D’un point de vue stratégie de développement technologique, et également sanitaire, cette situation est à l’évidence très positive pour l’entreprise et ses partenaires. Mais G42 ne semble pas vouloir s’arrêter et se limiter à ce secteur de la santé.
Les projets avec Israël
En fin d’année 2020, des actes diplomatiques nouveaux et inattendus ont eu lieu au Moyen-Orient, autour des relations entre l’État d’Israël et certains pays arabes. Un des plus emblématiques fut la reconnaissance des États et l’ouverture de liens diplomatiques entre Jérusalem et Abu Dhabi.
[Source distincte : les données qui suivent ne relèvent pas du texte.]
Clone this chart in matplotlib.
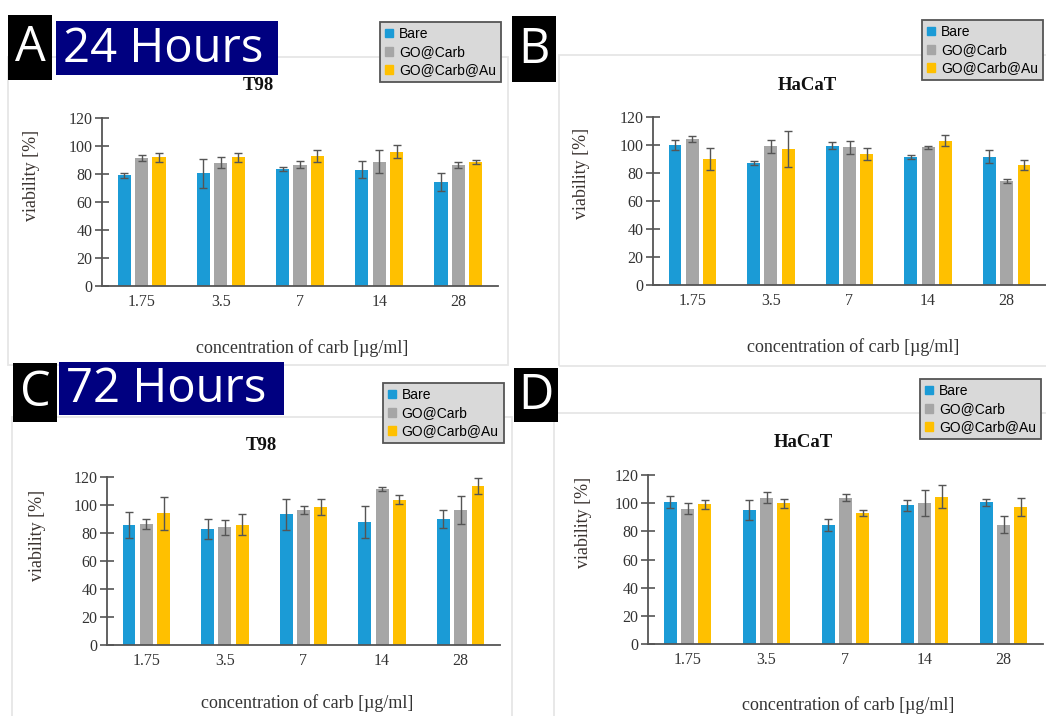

A l’image de cette évolution et de cette ouverture, G42, issu d’un partenariat public-privé, a annoncé l’ouverture d’un bureau à Tel-Aviv. Elle fut la première entreprise des EAU à le faire. L’objectif de la société, et des Émirats, est de créer des partenariats technologiques dans de très nombreux domaines, intelligence artificielle, technologie des ressources en eau et de l’agriculture, énergie renouvelable, et développement de la ville intelligente.
Le Groupe avait signé au préalable des « protocoles d’accord » avec les sociétés israéliennes Rafael et IAI (Israel Aerospace Industries) afin de développer des solutions face au coronavirus. Un autre partenariat a même été annoncé avec une start-up israélienne en pointe dans la détection du virus dans l’air exhalé par une personne. Le troisième volet de la diversification technologique des Émirats, dans le domaine de la santé, est donc en train de se mettre en place, rapidement, par des partenariats internationaux diversifiés.
La question que l’on peut se poser est de savoir si nous n’avons pas devant nous un modèle stratégique de développement, à l’échelle d’un pays. Les Émirats disposent certes de recettes financières importantes, et d’un faible nombre d’habitants, quelque 10 millions, facilitant un développement sur une échelle plus réduite. Mais les succès accumulés en une dizaine d’années seulement, ce qui est relativement rapide, doit retenir l’attention.
D’autres États arabes, plus peuplés, riches en pétrole et gaz, pourraient être tentés de suivre cette spirale technologique de développement, pour le plus grand bien de leur population.